━━━━━ Information supplied

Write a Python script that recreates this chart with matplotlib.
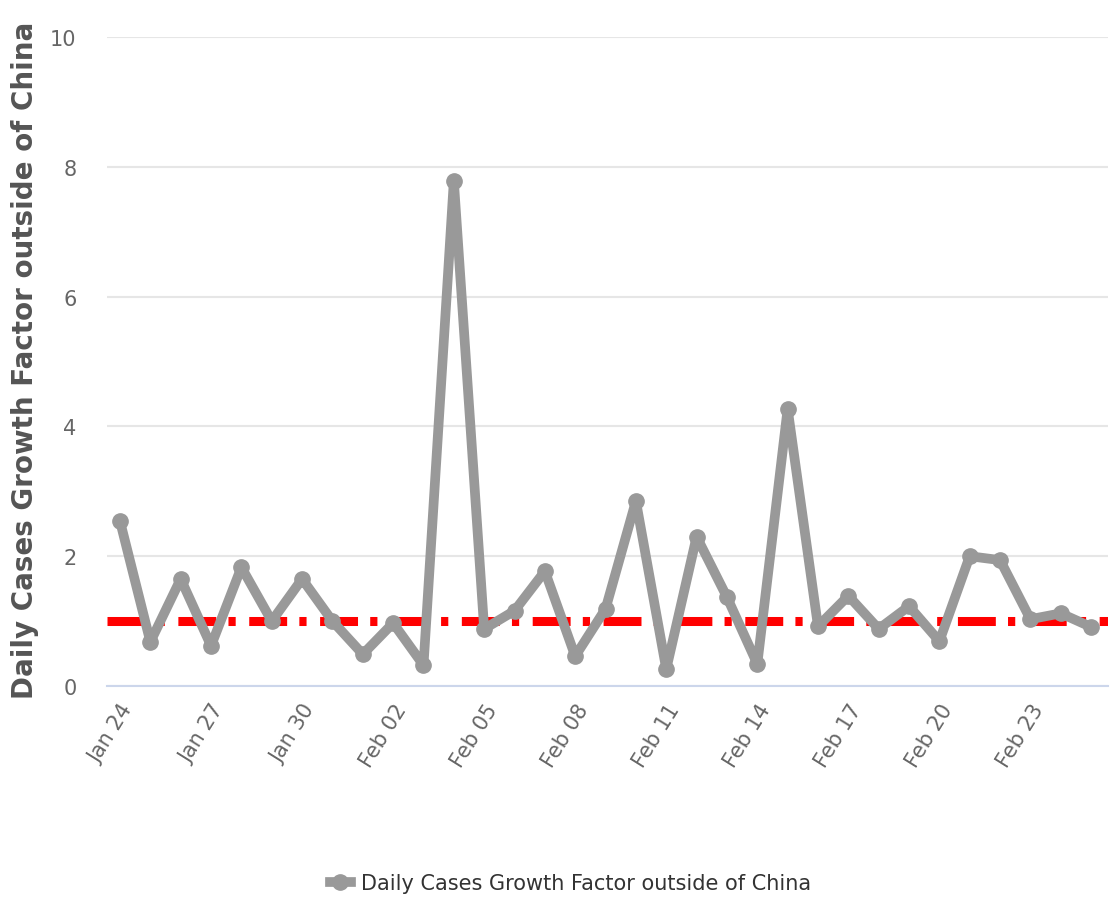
import matplotlib
matplotlib.use("Agg")
import matplotlib.pyplot as plt
from matplotlib.lines import Line2D

# Data
dates = ["Jan 24", "Jan 25", "Jan 26", "Jan 27", "Jan 28", "Jan 29", "Jan 30", "Jan 31",
         "Feb 01", "Feb 02", "Feb 03", "Feb 04", "Feb 05", "Feb 06", "Feb 07", "Feb 08",
         "Feb 09", "Feb 10", "Feb 11", "Feb 12", "Feb 13", "Feb 14", "Feb 15", "Feb 16",
         "Feb 17", "Feb 18", "Feb 19", "Feb 20", "Feb 21", "Feb 22", "Feb 23", "Feb 24",
         "Feb 25"]
growth = [2.54, 0.68, 1.65, 0.62, 1.83, 1.0, 1.65, 1.0,
          0.49, 0.97, 0.32, 7.78, 0.88, 1.16, 1.77, 0.46,
          1.19, 2.85, 0.26, 2.3, 1.37, 0.34, 4.27, 0.92,
          1.39, 0.88, 1.23, 0.69, 2.0, 1.94, 1.03, 1.12,
          0.91]
threshold = 1.0
y_ticks = [0, 2, 4, 6, 8, 10]

fig = plt.figure(figsize=(11.19, 9.04), dpi=100)
ax = fig.add_axes([0.0956, 0.240, 0.8944, 0.718])

x = list(range(len(dates)))

# Threshold line at 1 (dash-dot)
ax.axhline(threshold, color="#ff0000", lw=6.5, dashes=(4.2, 1.35, 0.8, 1.5), zorder=2)

# Main series
ax.plot(x, growth, color="#999999", lw=7, marker="o", markersize=11,
        solid_capstyle="round", solid_joinstyle="round", zorder=3)

ax.set_ylim(0, 10)
ax.set_xlim(-0.43, 32.55)
ax.set_yticks(y_ticks)
ax.set_xticks(x[::3])
ax.set_xticklabels(dates[::3], rotation=58, ha="right", rotation_mode="anchor",
                   fontsize=15, color="#666666")
for lab in ax.get_yticklabels():
    lab.set_fontsize(15)
    lab.set_color("#666666")

ax.grid(axis="y", color="#e6e6e6", lw=1.5)
ax.set_axisbelow(True)
for s in ["top", "right", "left"]:
    ax.spines[s].set_visible(False)
ax.spines["bottom"].set_color("#ccd6eb")
ax.spines["bottom"].set_linewidth(1.5)
ax.tick_params(axis="both", length=0)
ax.tick_params(axis="x", pad=10)
ax.tick_params(axis="y", pad=22)

ax.set_ylabel("Daily Cases Growth Factor outside of China", fontsize=20,
              fontweight="bold", color="#555555")
ax.yaxis.set_label_coords(-0.068, 0.504)

# Legend
handle = Line2D([0], [0], color="#999999", lw=7, marker="o", markersize=11)
fig.legend([handle], ["Daily Cases Growth Factor outside of China"],
           loc="center", bbox_to_anchor=(0.51, 0.022), frameon=False,
           prop={"size": 15}, handlelength=1.0,
           handletextpad=0.5, labelcolor="#333333")

fig.savefig("out.png", dpi=100)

━━━━━━━━━━

▸ Required task
Output exactly the span of lines from the top of the listing through the line holding "y_ticks = [0, 2, 4, 6, 8, 10]", and leave every picture out.

▸ Response to the task
Write a Python script that recreates this chart with matplotlib.
import matplotlib
matplotlib.use("Agg")
import matplotlib.pyplot as plt
from matplotlib.lines import Line2D

# Data
dates = ["Jan 24", "Jan 25", "Jan 26", "Jan 27", "Jan 28", "Jan 29", "Jan 30", "Jan 31",
         "Feb 01", "Feb 02", "Feb 03", "Feb 04", "Feb 05", "Feb 06", "Feb 07", "Feb 08",
         "Feb 09", "Feb 10", "Feb 11", "Feb 12", "Feb 13", "Feb 14", "Feb 15", "Feb 16",
         "Feb 17", "Feb 18", "Feb 19", "Feb 20", "Feb 21", "Feb 22", "Feb 23", "Feb 24",
         "Feb 25"]
growth = [2.54, 0.68, 1.65, 0.62, 1.83, 1.0, 1.65, 1.0,
          0.49, 0.97, 0.32, 7.78, 0.88, 1.16, 1.77, 0.46,
          1.19, 2.85, 0.26, 2.3, 1.37, 0.34, 4.27, 0.92,
          1.39, 0.88, 1.23, 0.69, 2.0, 1.94, 1.03, 1.12,
          0.91]
threshold = 1.0
y_ticks = [0, 2, 4, 6, 8, 10]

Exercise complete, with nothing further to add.